Almost a week later, Kenya Airways confirms that one of its aircraft, flight KQ-118, en route to the Netherlands from Kenya temporarily lost contact with the Air Traffic Control (ATC) on September 20, while flying over Germany.
However, the Boeing 787-8 Dreamliner’s communication was restored after intervention by relevant authorities, the airline says.
Despite the incident, the airline through its corporate department says the pilots were able to restore communications with the ATC shortly after using an alternative frequency.
“The incident is not uncommon in aviation, as aircraft may occasionally lose contact with the ATC for a number of reasons: power failure when flying in areas with poor reception or a missed frequency change,” KQ’s statement read in part.
In the statement, the carrier says they, together with the ATC, have launched investigations into the incident and assured its clients of safety.

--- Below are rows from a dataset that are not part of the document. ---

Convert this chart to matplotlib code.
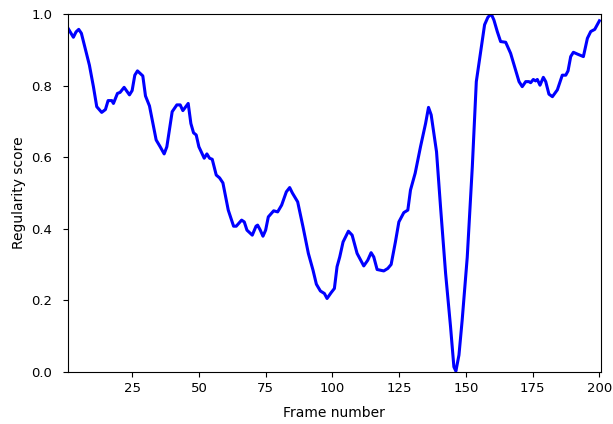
import matplotlib
matplotlib.use("Agg")
import matplotlib.pyplot as plt

# readings: (frame, regularity score)
frames = [1, 3, 4, 5, 6, 9, 10.5, 11.75, 13.6, 15, 16, 17.4, 18, 19.5, 20.5, 22, 24, 25, 26, 27,
          29, 30, 31.5, 34, 35.5, 37, 38, 40, 41.75, 43, 44, 46, 47, 48, 49, 50, 52, 53, 54, 55,
          56.5, 57.75, 59, 61, 63, 64, 66, 67, 68, 70, 71.4, 72, 73, 74, 75, 76, 78, 79.5, 81,
          82.75, 84, 85, 87, 89, 91, 92.75, 94, 95.5, 97, 98, 99.5, 100.75, 101.75, 102.75, 104,
          106, 107.4, 109.25, 111.75, 113.25, 114.5, 115.5, 116.75, 119.25, 120.75, 122, 123.6,
          124.9, 126.75, 128.25, 129.25, 131, 133, 134.9, 136, 137, 139, 140.5, 142.4, 144.25,
          145.5, 146.25, 147.4, 148.6, 150.5, 152.4, 153.9, 155.25, 157, 158.25, 159.5, 160.5,
          161.75, 163, 164.9, 166.75, 168.6, 169.9, 171.1, 172.4, 173.6, 174.25, 175.25, 176.1,
          176.75, 177.75, 179, 179.9, 181.1, 182.4, 184.25, 186.1, 187.4, 188.25, 189.25, 190.25,
          191.75, 194, 195.5, 196.75, 198.25, 200]
scores = [0.96, 0.935, 0.95, 0.957, 0.946, 0.857, 0.797, 0.741, 0.725, 0.733, 0.758, 0.758, 0.75,
          0.778, 0.781, 0.795, 0.774, 0.786, 0.829, 0.841, 0.827, 0.771, 0.743, 0.648, 0.629,
          0.609, 0.629, 0.727, 0.746, 0.746, 0.73, 0.75, 0.694, 0.668, 0.662, 0.629, 0.597, 0.609,
          0.597, 0.594, 0.55, 0.542, 0.528, 0.452, 0.407, 0.407, 0.424, 0.419, 0.396, 0.382,
          0.407, 0.41, 0.396, 0.379, 0.396, 0.433, 0.45, 0.447, 0.466, 0.503, 0.515, 0.5, 0.475,
          0.405, 0.331, 0.284, 0.245, 0.226, 0.219, 0.205, 0.221, 0.233, 0.294, 0.321, 0.363,
          0.393, 0.382, 0.331, 0.296, 0.312, 0.333, 0.321, 0.286, 0.282, 0.289, 0.3, 0.363,
          0.419, 0.445, 0.452, 0.508, 0.555, 0.629, 0.694, 0.739, 0.718, 0.615, 0.461, 0.275,
          0.126, 0.014, 0.002, 0.047, 0.144, 0.32, 0.573, 0.811, 0.881, 0.97, 0.991, 1.0, 0.983,
          0.951, 0.923, 0.921, 0.89, 0.843, 0.811, 0.797, 0.811, 0.811, 0.808, 0.817, 0.813,
          0.817, 0.801, 0.823, 0.811, 0.776, 0.769, 0.788, 0.829, 0.829, 0.841, 0.881, 0.893,
          0.888, 0.881, 0.932, 0.951, 0.957, 0.981]
xticks = [25, 50, 75, 100, 125, 150, 175, 200]

fig = plt.figure(figsize=(6.13, 4.24), dpi=100)
ax = fig.add_axes([0.111, 0.123, 0.869, 0.844])
ax.plot(frames, scores, color="blue", lw=2.2)
ax.set_xlim(1, 200.5)
ax.set_ylim(0, 1)
ax.set_xticks(xticks)
ax.tick_params(labelsize=9.5)
ax.tick_params(axis="y", pad=8)
ax.set_xlabel("Frame number", fontsize=10, labelpad=8)
ax.set_ylabel("Regularity score", fontsize=10)
fig.savefig("out.png", dpi=100)
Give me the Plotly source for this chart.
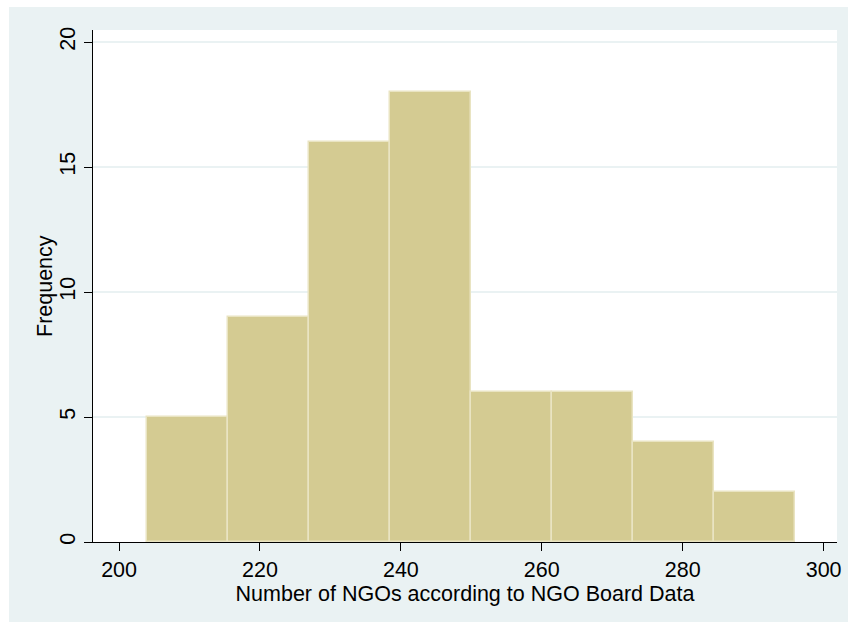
import numpy as np
import plotly.graph_objects as go

# Histogram of NGO counts: 8 equal-width bins starting at 204
bin_start = 204.0
bin_width = 11.5
counts = [5, 9, 16, 18, 6, 6, 4, 2]

x_ticks = [200, 220, 240, 260, 280, 300]
y_ticks = [0, 5, 10, 15, 20]

centers = bin_start + bin_width * (np.arange(len(counts)) + 0.5)

W, H = 848, 622
L, R, T, B = 93, 11, 30, 80
pw, ph = W - L - R, H - T - B

BG = "#EAF2F3"
FILL = "#D4CB92"
EDGE = "#E9E4C2"
FONT = "Liberation Sans, Arial, sans-serif"
FS = 21.5

fig = go.Figure()
fig.add_trace(go.Bar(
    x=centers, y=counts, width=bin_width,
    marker=dict(color=FILL, line=dict(color=EDGE, width=1.5)),
    hoverinfo="skip",
))


def px_x(p):
    return (p - L) / pw


def px_y(p):
    return (H - B - p) / ph


# white margin strips around the tinted panel
for x0, x1, y0, y1 in [(0, 9, 0, H), (0, W, 0, 7)]:
    fig.add_shape(type="rect", xref="paper", yref="paper",
                  x0=px_x(x0), x1=px_x(x1), y0=px_y(y1), y1=px_y(y0),
                  fillcolor="white", line=dict(width=0), layer="above")

# vertical axis title
fig.add_annotation(text="Frequency", xref="paper", yref="paper",
                   x=px_x(45), y=0.5, xanchor="center", yanchor="middle",
                   textangle=-90, showarrow=False, font=dict(size=FS))

fig.update_layout(
    width=W, height=H,
    margin=dict(l=L, r=R, t=T, b=B, autoexpand=False),
    paper_bgcolor=BG, plot_bgcolor="white",
    showlegend=False, bargap=0,
    font=dict(family=FONT, size=FS, color="black"),
)
fig.update_xaxes(
    range=[196.3, 301.9], tickvals=x_ticks, ticks="outside", ticklen=8,
    tickcolor="black", showline=True, linecolor="black", linewidth=1,
    showgrid=False, zeroline=False,
    title=dict(text="Number of NGOs according to NGO Board Data",
               font=dict(size=FS), standoff=0),
    tickfont=dict(size=FS),
)
fig.update_yaxes(
    range=[0, 20.48], tickvals=y_ticks, ticks="outside", ticklen=8,
    tickcolor="black", showline=True, linecolor="black", linewidth=1,
    showgrid=True, gridcolor=BG, gridwidth=1.5, zeroline=False,
    tickangle=-90, tickfont=dict(size=FS), ticklabelstandoff=0,
)

fig.write_html("out.html")
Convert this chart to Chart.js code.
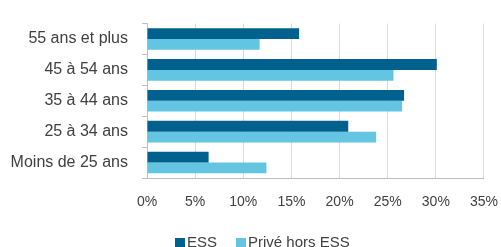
<!DOCTYPE html>
<html><head><meta charset="utf-8">
<script src="https://cdn.jsdelivr.net/npm/chart.js@4/dist/chart.umd.min.js"></script>
<style>html,body{margin:0;padding:0;background:#fff}#w{width:501px;height:247px}</style>
</head><body><div id="w"><canvas id="c"></canvas></div>
<script>
const categories = ["55 ans et plus","45 à 54 ans","35 à 44 ans","25 à 34 ans","Moins de 25 ans"];
const essValues = [15.8, 30.1, 26.7, 20.9, 6.4];
const priveValues = [11.7, 25.6, 26.5, 23.8, 12.4];
const seriesNames = ["ESS","Privé hors ESS"];
const xTicks = [0,5,10,15,20,25,30,35];

const FONT = "'Liberation Sans', Arial, sans-serif";

const bottomLegend = {
  id: 'bottomLegend',
  afterDraw(chart) {
    const ctx = chart.ctx;
    ctx.save();
    ctx.font = '15px ' + FONT;
    ctx.textBaseline = 'alphabetic';
    ctx.textAlign = 'left';
    let x = 175;
    const boxTop = 238, baseline = 247;
    chart.data.datasets.forEach(ds => {
      ctx.fillStyle = ds.backgroundColor;
      ctx.fillRect(x, boxTop, 10, 10);
      x += 12;
      ctx.fillStyle = '#404040';
      ctx.fillText(ds.label, x, baseline);
      x += ctx.measureText(ds.label).width + 19;
    });
    ctx.restore();
  }
};

new Chart(document.getElementById('c'), {
  type: 'bar',
  data: {
    labels: categories,
    datasets: [
      {label: seriesNames[0], data: essValues, backgroundColor: '#00608e', categoryPercentage: 0.7, barPercentage: 1.0},
      {label: seriesNames[1], data: priveValues, backgroundColor: '#63c5e2', categoryPercentage: 0.7, barPercentage: 1.0}
    ]
  },
  plugins: [bottomLegend],
  options: {
    indexAxis: 'y',
    responsive: true, maintainAspectRatio: false, animation: false,
    layout: {padding: {top: 14, right: 17, left: 0, bottom: 30}},
    plugins: {
      legend: {display: false},
      tooltip: {enabled: false}
    },
    scales: {
      x: {
        min: 0, max: 35,
        afterBuildTicks: (s) => { s.ticks = xTicks.map(v => ({value: v})); },
        ticks: {callback: v => v + '%', font: {family: FONT, size: 14}, color: '#404040', padding: 3},
        grid: {color: '#d9d9d9', drawTicks: true, tickLength: 13, tickColor: 'rgba(0,0,0,0)'},
        border: {color: '#bfbfbf'},
        afterFit: (s) => { s.height = 39; }
      },
      y: {
        ticks: {font: {family: FONT, size: 16}, color: '#404040', padding: 14},
        grid: {drawOnChartArea: false, color: '#bfbfbf', tickLength: 5},
        border: {color: '#bfbfbf'},
        afterFit: (s) => { s.width = 147; }
      }
    }
  }
});
</script></body></html>
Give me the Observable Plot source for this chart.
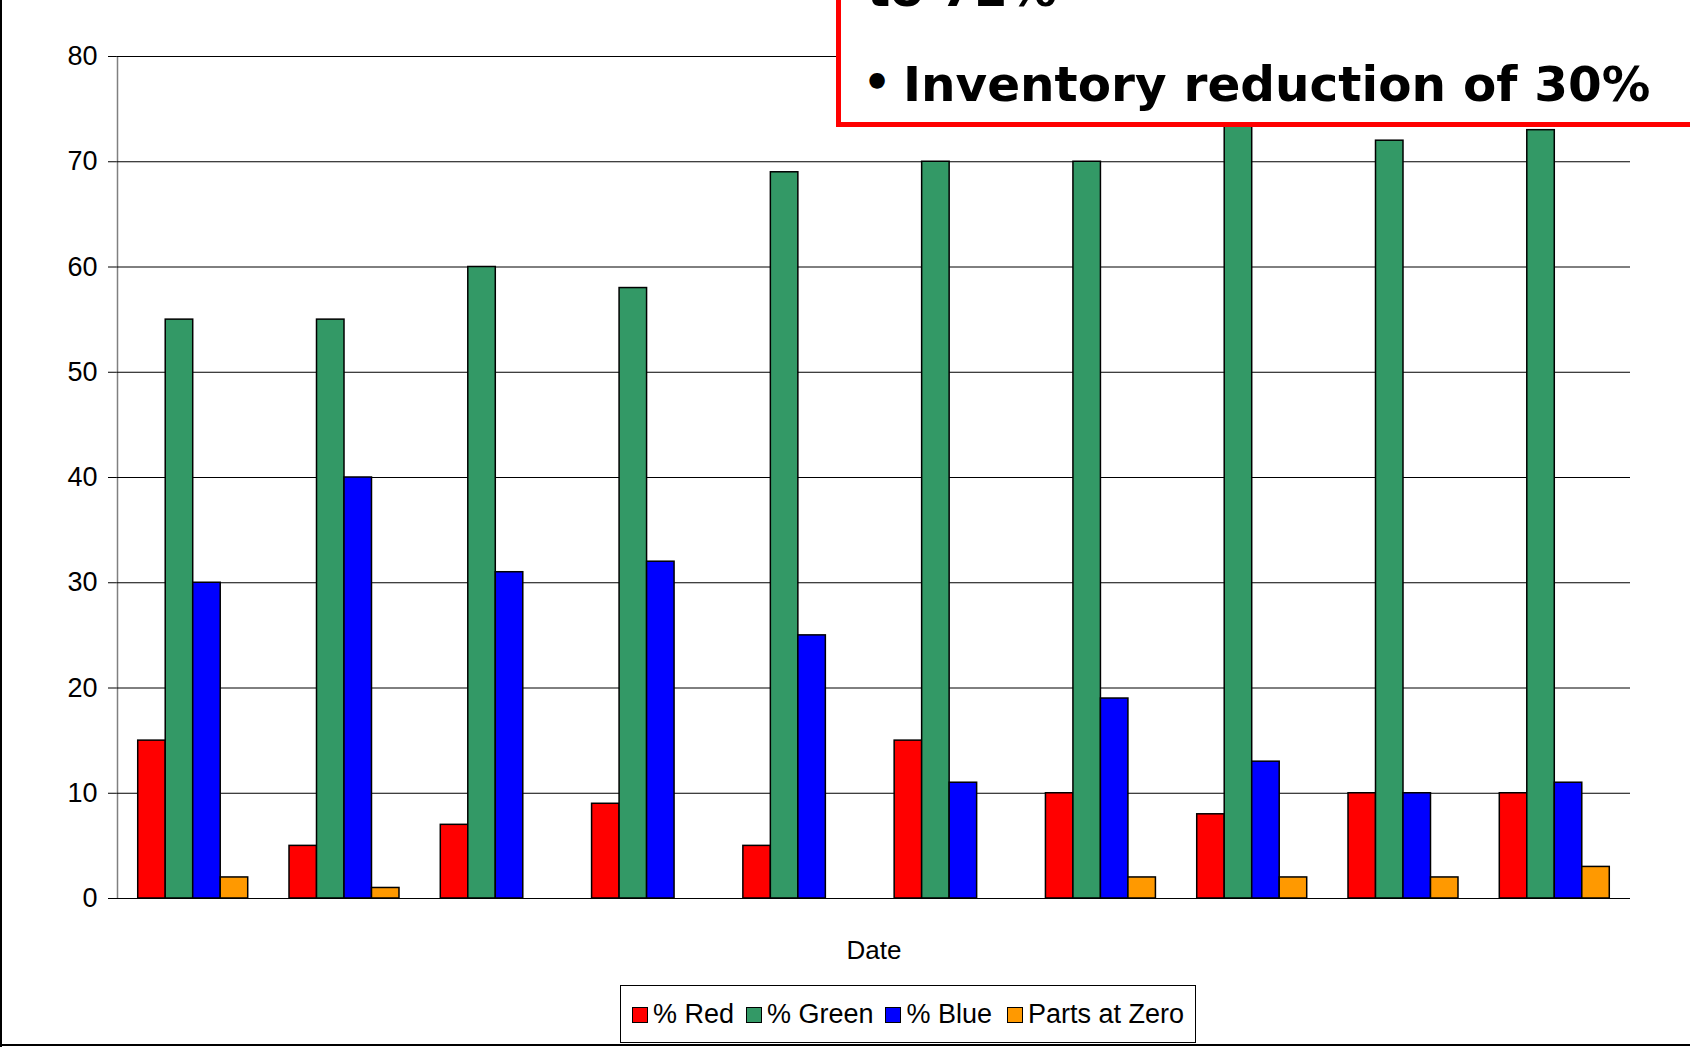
<!DOCTYPE html>
<html>
<head>
<meta charset="utf-8">
<script src="https://cdn.jsdelivr.net/npm/d3@7"></script>
<script src="https://cdn.jsdelivr.net/npm/@observablehq/plot@0.6"></script>
<style>
  html, body { margin: 0; padding: 0; background: #fff; }
  #wrap { position: relative; width: 1690px; height: 1047px; overflow: hidden; background: #fff;
          font-family: "Liberation Sans", Arial, sans-serif; }
  #grid, #bars { position: absolute; left: 0; top: 0; }
  #frameL { position: absolute; left: 0; top: 0; width: 2px; height: 1047px; background: #000; }
  #frameB { position: absolute; left: 0; top: 1044px; width: 1690px; height: 2px; background: #000; }
  #callout { position: absolute; left: 836px; top: -60px; width: 900px; height: 187px; box-sizing: border-box;
             border: 5px solid #ff0000; background: #fff; }
  .big { position: absolute; font-family: "DejaVu Sans", Verdana, sans-serif; font-weight: bold;
         font-size: 48.5px; line-height: 48px; white-space: nowrap; color: #000; }
  #legend { position: absolute; left: 620px; top: 985px; width: 576px; height: 58px; box-sizing: border-box;
            border: 1px solid #000; background: #fff; display: flex; justify-content: center; align-items: center;
            font-size: 27px; color: #000; }
  .item { display: flex; align-items: baseline; margin: 0 6px; white-space: nowrap; }
  .item:last-child { margin-left: 9px; }
  .sw { display: inline-block; width: 16px; height: 16px; box-sizing: border-box; border: 1.5px solid #000;
        margin-right: 5px; }
</style>
</head>
<body>
<div id="wrap">
  <div id="grid"></div>
  <div id="bars"></div>
  <div id="frameL"></div>
  <div id="frameB"></div>
  <div id="callout"></div>
  <div class="big" style="left:867px; top:-35px;">to 72%</div>
  <div class="big" style="left:863px; top:60px; font-size:44px; line-height:44px;">•</div>
  <div class="big" style="left:903px; top:60px;">Inventory reduction of 30%</div>
  <div id="legend"></div>
</div>
<script>
// ---- data ----
const dates = ["D1", "D2", "D3", "D4", "D5", "D6", "D7", "D8", "D9", "D10"];
const series = ["% Red", "% Green", "% Blue", "Parts at Zero"];
const colors = ["#ff0000", "#339966", "#0000ff", "#ff9900"];
const red    = [15, 5, 7, 9, 5, 15, 10, 8, 10, 10];
const green  = [55, 55, 60, 58, 69, 70, 70, 75, 72, 73];
const blue   = [30, 40, 31, 32, 25, 11, 19, 13, 10, 11];
const zero   = [2, 1, 0, 0, 0, 0, 2, 2, 2, 3];
const yTicks = [0, 10, 20, 30, 40, 50, 60, 70, 80];
const xLabel = "Date";

const valuesBySeries = [red, green, blue, zero];
const rows = [];
dates.forEach((d, i) => {
  series.forEach((s, j) => {
    const v = valuesBySeries[j][i];
    if (v > 0) rows.push({date: d, series: s, value: v});
  });
});

const W = 1690, H = 985;
const margins = {marginLeft: 117, marginRight: 60, marginTop: 56, marginBottom: 87};
const font = {fontSize: "27px", fontFamily: '"Liberation Sans", Arial, sans-serif', color: "#000", background: "transparent"};

// background: grid, y axis, x label
const grid = Plot.plot({
  width: W, height: H, ...margins,
  style: font,
  x: {domain: [0, 1], axis: null},
  y: {domain: [0, 80], ticks: yTicks, tickSize: 9, tickPadding: 11, label: null},
  marks: [
    Plot.ruleX([0], {y1: 0, y2: 80, stroke: "#808080", strokeWidth: 1.5}),
    Plot.ruleY(yTicks, {stroke: "#000", strokeWidth: 1}),
    Plot.text([xLabel], {frameAnchor: "bottom", dy: 60, fontSize: 26, fill: "#000"})
  ]
});
document.getElementById("grid").appendChild(grid);

// bars, grouped by date via facets
const bars = Plot.plot({
  width: W, height: H, ...margins,
  style: font,
  facet: {data: rows, x: "date"},
  fx: {domain: dates, paddingInner: 0.273, paddingOuter: 0.137, round: false, axis: null, label: null},
  x: {domain: series, padding: 0, round: false, axis: null},
  y: {domain: [0, 80], axis: null},
  color: {domain: series, range: colors},
  marks: [
    Plot.barY(rows, {x: "series", y: "value", fill: "series", stroke: "#000", strokeWidth: 1.5})
  ]
});
document.getElementById("bars").appendChild(bars);

// legend
const lg = document.getElementById("legend");
series.forEach((s, j) => {
  const it = document.createElement("div");
  it.className = "item";
  const sw = document.createElement("span");
  sw.className = "sw";
  sw.style.background = colors[j];
  const tx = document.createElement("span");
  tx.textContent = s;
  it.appendChild(sw); it.appendChild(tx);
  lg.appendChild(it);
});
</script>
</body>
</html>
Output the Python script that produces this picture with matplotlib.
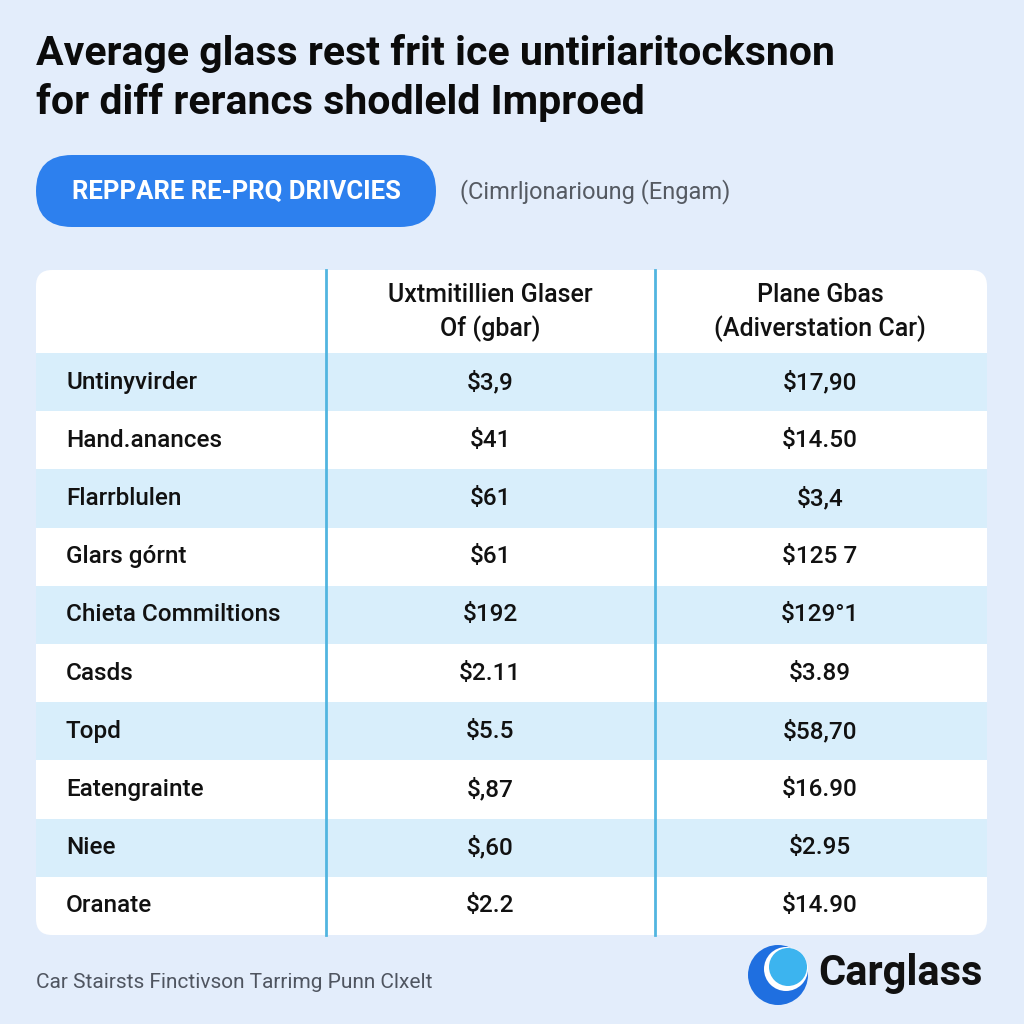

The statement by the Kenyan carrier, came days after a post by the Aviation Herald, a website that publishes reports of accidents and incidents in commercial aviation, posted the same and elicited mixed reactions on the internet.
Aviation Herald said that Germany’s DFS (Deutsche Flugsicherung GmbH is responsible for air traffic control in Germany) had reported the loss of communication with a Kenyan Aircraft.
“Two Eurofighters were dispatched to intercept the aircraft causing “wake up” calls by supersonic booms to many residents on the ground from Landshut to Frankfurt/Main. Following the intercept, communication was restored and the Dreamliner continued to Amsterdam for a safe landing about 30 minutes later,” a snippet of the website’s post read.